2 de agosto de 2010

Uno nada más





Quiero un domingo de esos en los que tengo 8 años y dormí en casa de mi abuela. Abrir los ojos antes que todos y tratar de no hacer ruido para no despertarlos. Esperar ansiosa hasta que sus pasos lentos arrastrando los pies anuncien el rostro sonriente en la puerta: Cahueta, ¿quieres café?  y saltar de la cama diciendo que sí.

Lavarme los dientes  y llegar a la mesa dónde me espera sentado junto a   J    mientras termina de prepararnos café. Darle un abrazo  y el beso en la frente. (esa frente salada que no pude besar por última vez)

Mi abuela aún dormida, las tías  también. Nosotros tres, cómplices de domingo en pijamas, con  barbacoa y café. Ganarle a J las caricaturas en el periódico y observar a mi abuelo acomodarse los lentes mientras hojea una sección.

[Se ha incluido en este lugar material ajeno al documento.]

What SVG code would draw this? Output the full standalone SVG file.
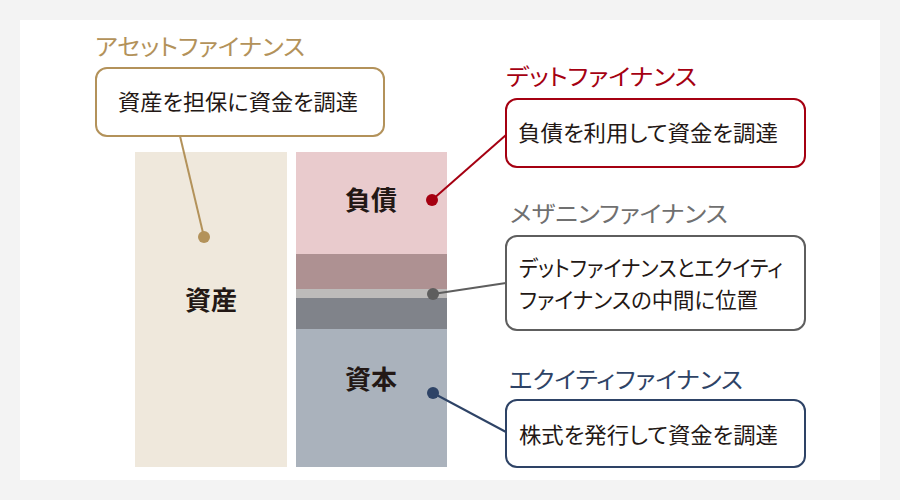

 Escuchar que me llama: Pily  y correr a su cuarto para  enseñarme alguna imagen en la tv de animales o algo que él pensara me podría interesar.

Ver que se peina y se perfuma para salir y preguntarle ¿a dónde vas? para obtener la misma respuesta que me hacía pensar en que seguía siendo un conquistador: A ver a Pancha, mi novia. Advertirle que le contaría a mi abuela y él, sonriente decir que ya lo sabía.

Pasar la tarde con J   jugando a las muñecas, a que somos cantantes, a disfrazarnos y usar los zapatos rojos de su mamá. 

Recibir al resto de los primos que llenaban la casa, las peleas por juguetes, los tíos y las risas. La mesa servida, las voces de todos saliéndose por las ventanas. Olor a domingo de tortillas de harina, especialidad de mi abuela. Comida y familia. La casa respira: Plenitud.

 
Luego la noche y la hora de irse. Tener la certeza de que vas a regresar.